Copy, without any alteration, the lines from the one that includes "Convert this diagram to TikZ code." up to and including the one that includes "Reproduce this screenshot".

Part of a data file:
-------------------------

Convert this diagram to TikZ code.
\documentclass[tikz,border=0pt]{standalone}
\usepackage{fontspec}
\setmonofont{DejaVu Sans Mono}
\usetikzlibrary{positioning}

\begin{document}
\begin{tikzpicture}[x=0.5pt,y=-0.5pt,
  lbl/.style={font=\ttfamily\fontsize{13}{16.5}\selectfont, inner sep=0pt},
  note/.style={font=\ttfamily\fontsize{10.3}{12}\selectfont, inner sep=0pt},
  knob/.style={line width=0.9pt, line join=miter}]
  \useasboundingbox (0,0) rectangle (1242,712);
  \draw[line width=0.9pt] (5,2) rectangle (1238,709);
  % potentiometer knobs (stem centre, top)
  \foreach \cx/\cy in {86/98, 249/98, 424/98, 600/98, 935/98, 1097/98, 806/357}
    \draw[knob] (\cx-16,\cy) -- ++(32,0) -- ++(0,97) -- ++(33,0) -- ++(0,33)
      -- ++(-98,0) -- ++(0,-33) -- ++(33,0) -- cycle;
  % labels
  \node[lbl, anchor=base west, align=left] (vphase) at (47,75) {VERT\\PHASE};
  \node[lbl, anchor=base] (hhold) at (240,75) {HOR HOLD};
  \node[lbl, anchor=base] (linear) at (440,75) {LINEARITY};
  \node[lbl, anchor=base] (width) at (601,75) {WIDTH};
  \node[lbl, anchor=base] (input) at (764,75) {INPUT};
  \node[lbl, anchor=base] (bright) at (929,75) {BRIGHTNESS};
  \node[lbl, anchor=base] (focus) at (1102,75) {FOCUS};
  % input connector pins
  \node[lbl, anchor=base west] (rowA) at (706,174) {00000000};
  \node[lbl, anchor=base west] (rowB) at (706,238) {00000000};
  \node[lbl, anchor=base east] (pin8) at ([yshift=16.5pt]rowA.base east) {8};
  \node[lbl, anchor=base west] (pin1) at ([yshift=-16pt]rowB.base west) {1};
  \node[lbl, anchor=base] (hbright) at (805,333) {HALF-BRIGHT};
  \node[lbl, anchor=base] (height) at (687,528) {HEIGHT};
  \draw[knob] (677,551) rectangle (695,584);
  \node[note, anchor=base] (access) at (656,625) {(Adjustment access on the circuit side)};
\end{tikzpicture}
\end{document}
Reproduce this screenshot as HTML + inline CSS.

-------------------------

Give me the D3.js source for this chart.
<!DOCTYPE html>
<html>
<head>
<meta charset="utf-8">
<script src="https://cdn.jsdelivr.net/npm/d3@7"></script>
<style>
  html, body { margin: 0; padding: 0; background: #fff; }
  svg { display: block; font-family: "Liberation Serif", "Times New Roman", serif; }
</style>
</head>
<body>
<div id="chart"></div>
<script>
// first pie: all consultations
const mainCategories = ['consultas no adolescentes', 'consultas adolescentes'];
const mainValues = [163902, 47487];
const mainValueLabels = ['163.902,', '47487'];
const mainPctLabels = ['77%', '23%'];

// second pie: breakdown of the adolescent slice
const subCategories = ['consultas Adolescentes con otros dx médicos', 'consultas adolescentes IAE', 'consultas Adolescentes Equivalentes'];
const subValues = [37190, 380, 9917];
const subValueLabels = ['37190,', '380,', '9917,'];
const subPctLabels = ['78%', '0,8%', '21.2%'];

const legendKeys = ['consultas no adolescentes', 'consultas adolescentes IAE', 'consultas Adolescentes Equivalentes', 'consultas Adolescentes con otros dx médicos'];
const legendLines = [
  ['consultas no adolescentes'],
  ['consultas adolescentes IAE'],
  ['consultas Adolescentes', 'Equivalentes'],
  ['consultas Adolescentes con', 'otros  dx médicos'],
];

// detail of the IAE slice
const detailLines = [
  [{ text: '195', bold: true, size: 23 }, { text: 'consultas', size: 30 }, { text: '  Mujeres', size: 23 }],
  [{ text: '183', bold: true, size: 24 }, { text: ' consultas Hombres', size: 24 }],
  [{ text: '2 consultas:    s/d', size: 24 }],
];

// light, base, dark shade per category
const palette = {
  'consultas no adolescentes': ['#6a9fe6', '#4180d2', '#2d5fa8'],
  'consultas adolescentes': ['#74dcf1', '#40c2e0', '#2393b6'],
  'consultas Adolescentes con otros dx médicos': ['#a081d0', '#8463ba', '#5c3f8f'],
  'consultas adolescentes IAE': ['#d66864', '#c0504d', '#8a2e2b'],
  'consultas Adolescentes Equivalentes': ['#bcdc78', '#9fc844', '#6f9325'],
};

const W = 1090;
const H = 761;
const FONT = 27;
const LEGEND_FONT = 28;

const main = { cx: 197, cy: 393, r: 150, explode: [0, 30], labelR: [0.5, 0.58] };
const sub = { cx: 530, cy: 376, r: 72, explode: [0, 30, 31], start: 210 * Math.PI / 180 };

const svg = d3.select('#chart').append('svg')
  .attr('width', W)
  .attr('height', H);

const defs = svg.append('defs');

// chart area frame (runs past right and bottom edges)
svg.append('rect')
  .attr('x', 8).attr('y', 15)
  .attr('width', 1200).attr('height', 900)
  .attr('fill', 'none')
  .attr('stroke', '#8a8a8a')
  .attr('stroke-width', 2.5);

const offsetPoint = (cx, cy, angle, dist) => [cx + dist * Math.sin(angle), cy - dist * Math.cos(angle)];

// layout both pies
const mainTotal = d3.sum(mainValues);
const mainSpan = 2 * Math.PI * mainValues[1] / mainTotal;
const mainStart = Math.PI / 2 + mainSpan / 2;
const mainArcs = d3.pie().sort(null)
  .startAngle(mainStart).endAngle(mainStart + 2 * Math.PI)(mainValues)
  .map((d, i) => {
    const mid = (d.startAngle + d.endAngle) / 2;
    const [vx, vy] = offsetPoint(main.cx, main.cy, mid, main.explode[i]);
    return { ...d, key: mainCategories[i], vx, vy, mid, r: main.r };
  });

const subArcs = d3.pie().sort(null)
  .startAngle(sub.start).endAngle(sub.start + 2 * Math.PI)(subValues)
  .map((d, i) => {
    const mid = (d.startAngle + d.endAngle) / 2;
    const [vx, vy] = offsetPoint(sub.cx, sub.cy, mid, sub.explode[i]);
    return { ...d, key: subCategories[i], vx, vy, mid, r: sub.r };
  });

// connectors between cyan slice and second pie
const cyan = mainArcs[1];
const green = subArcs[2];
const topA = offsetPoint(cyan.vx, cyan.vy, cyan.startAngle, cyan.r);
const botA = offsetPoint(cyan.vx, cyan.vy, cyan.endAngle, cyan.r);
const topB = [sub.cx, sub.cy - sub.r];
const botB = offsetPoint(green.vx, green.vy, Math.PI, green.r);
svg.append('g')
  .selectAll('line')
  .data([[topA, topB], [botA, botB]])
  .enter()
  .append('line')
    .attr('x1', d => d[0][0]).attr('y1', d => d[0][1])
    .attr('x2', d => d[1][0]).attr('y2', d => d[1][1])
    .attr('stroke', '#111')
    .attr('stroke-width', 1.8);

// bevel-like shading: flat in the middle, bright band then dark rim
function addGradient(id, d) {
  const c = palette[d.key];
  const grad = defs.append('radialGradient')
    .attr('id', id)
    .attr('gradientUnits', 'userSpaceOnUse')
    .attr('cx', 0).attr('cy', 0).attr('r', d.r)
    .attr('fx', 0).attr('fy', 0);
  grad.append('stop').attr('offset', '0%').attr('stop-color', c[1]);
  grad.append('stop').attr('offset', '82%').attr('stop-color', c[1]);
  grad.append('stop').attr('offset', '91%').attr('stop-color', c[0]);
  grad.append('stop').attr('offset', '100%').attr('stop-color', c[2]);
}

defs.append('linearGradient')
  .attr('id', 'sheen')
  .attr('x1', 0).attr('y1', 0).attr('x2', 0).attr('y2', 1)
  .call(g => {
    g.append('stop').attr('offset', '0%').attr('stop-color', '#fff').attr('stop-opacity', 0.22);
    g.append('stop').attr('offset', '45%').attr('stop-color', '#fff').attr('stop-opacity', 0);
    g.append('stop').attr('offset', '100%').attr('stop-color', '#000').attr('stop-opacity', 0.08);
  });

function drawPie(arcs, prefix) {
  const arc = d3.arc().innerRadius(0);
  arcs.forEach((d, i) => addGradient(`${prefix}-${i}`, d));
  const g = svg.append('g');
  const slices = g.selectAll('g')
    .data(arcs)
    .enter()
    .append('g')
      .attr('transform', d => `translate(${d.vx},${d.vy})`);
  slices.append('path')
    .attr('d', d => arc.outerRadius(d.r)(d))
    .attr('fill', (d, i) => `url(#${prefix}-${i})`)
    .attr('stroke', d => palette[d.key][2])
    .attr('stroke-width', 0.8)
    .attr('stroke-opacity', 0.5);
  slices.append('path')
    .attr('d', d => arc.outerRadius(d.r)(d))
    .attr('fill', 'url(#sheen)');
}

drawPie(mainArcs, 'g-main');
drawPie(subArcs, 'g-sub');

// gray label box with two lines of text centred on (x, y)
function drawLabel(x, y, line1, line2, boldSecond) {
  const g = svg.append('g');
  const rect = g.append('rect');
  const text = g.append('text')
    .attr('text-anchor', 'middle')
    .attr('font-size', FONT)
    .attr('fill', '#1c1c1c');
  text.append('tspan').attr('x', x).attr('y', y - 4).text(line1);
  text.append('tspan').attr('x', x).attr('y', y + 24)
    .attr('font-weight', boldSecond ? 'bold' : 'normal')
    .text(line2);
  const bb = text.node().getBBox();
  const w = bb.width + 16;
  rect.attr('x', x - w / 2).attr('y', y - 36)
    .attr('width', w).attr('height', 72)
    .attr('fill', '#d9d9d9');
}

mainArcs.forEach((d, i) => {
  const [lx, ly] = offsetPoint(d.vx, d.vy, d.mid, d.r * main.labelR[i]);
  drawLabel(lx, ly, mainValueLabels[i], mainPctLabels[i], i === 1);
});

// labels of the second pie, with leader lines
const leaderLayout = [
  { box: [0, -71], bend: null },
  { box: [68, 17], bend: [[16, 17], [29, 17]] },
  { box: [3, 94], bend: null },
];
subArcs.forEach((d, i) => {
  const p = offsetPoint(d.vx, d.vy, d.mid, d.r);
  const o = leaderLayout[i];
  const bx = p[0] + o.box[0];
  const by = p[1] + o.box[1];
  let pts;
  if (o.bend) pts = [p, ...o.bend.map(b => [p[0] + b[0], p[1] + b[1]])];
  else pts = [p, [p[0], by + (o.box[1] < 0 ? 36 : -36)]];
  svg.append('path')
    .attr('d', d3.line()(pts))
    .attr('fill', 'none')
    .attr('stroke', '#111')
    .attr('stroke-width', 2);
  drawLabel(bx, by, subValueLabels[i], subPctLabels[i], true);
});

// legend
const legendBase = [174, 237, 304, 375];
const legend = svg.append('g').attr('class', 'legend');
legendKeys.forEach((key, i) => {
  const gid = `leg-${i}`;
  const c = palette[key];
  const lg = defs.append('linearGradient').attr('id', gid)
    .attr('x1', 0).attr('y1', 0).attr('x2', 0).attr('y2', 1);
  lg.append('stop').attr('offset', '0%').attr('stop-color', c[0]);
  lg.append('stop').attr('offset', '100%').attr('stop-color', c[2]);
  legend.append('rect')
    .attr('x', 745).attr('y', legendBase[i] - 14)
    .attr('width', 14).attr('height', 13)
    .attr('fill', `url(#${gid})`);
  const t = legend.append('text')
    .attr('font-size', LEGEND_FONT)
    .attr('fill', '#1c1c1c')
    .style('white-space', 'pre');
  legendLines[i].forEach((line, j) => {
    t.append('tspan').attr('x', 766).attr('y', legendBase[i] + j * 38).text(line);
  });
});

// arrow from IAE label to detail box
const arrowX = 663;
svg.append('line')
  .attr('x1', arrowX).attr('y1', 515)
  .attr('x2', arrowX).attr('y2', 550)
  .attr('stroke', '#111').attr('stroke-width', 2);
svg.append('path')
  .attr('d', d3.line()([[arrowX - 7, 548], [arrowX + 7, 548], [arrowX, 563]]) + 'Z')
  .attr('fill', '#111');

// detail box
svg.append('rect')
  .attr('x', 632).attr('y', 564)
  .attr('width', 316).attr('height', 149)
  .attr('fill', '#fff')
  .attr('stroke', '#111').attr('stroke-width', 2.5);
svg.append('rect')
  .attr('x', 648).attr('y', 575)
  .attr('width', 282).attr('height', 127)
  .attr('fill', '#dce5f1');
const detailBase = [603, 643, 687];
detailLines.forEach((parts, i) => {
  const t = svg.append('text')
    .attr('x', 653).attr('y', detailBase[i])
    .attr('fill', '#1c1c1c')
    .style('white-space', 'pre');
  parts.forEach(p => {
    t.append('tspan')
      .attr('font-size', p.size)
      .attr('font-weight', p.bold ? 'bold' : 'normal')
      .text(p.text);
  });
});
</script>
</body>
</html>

-------------------------

Expected output:
Convert this diagram to TikZ code.
\documentclass[tikz,border=0pt]{standalone}
\usepackage{fontspec}
\setmonofont{DejaVu Sans Mono}
\usetikzlibrary{positioning}

\begin{document}
\begin{tikzpicture}[x=0.5pt,y=-0.5pt,
  lbl/.style={font=\ttfamily\fontsize{13}{16.5}\selectfont, inner sep=0pt},
  note/.style={font=\ttfamily\fontsize{10.3}{12}\selectfont, inner sep=0pt},
  knob/.style={line width=0.9pt, line join=miter}]
  \useasboundingbox (0,0) rectangle (1242,712);
  \draw[line width=0.9pt] (5,2) rectangle (1238,709);
  % potentiometer knobs (stem centre, top)
  \foreach \cx/\cy in {86/98, 249/98, 424/98, 600/98, 935/98, 1097/98, 806/357}
    \draw[knob] (\cx-16,\cy) -- ++(32,0) -- ++(0,97) -- ++(33,0) -- ++(0,33)
      -- ++(-98,0) -- ++(0,-33) -- ++(33,0) -- cycle;
  % labels
  \node[lbl, anchor=base west, align=left] (vphase) at (47,75) {VERT\\PHASE};
  \node[lbl, anchor=base] (hhold) at (240,75) {HOR HOLD};
  \node[lbl, anchor=base] (linear) at (440,75) {LINEARITY};
  \node[lbl, anchor=base] (width) at (601,75) {WIDTH};
  \node[lbl, anchor=base] (input) at (764,75) {INPUT};
  \node[lbl, anchor=base] (bright) at (929,75) {BRIGHTNESS};
  \node[lbl, anchor=base] (focus) at (1102,75) {FOCUS};
  % input connector pins
  \node[lbl, anchor=base west] (rowA) at (706,174) {00000000};
  \node[lbl, anchor=base west] (rowB) at (706,238) {00000000};
  \node[lbl, anchor=base east] (pin8) at ([yshift=16.5pt]rowA.base east) {8};
  \node[lbl, anchor=base west] (pin1) at ([yshift=-16pt]rowB.base west) {1};
  \node[lbl, anchor=base] (hbright) at (805,333) {HALF-BRIGHT};
  \node[lbl, anchor=base] (height) at (687,528) {HEIGHT};
  \draw[knob] (677,551) rectangle (695,584);
  \node[note, anchor=base] (access) at (656,625) {(Adjustment access on the circuit side)};
\end{tikzpicture}
\end{document}
Reproduce this screenshot as HTML + inline CSS.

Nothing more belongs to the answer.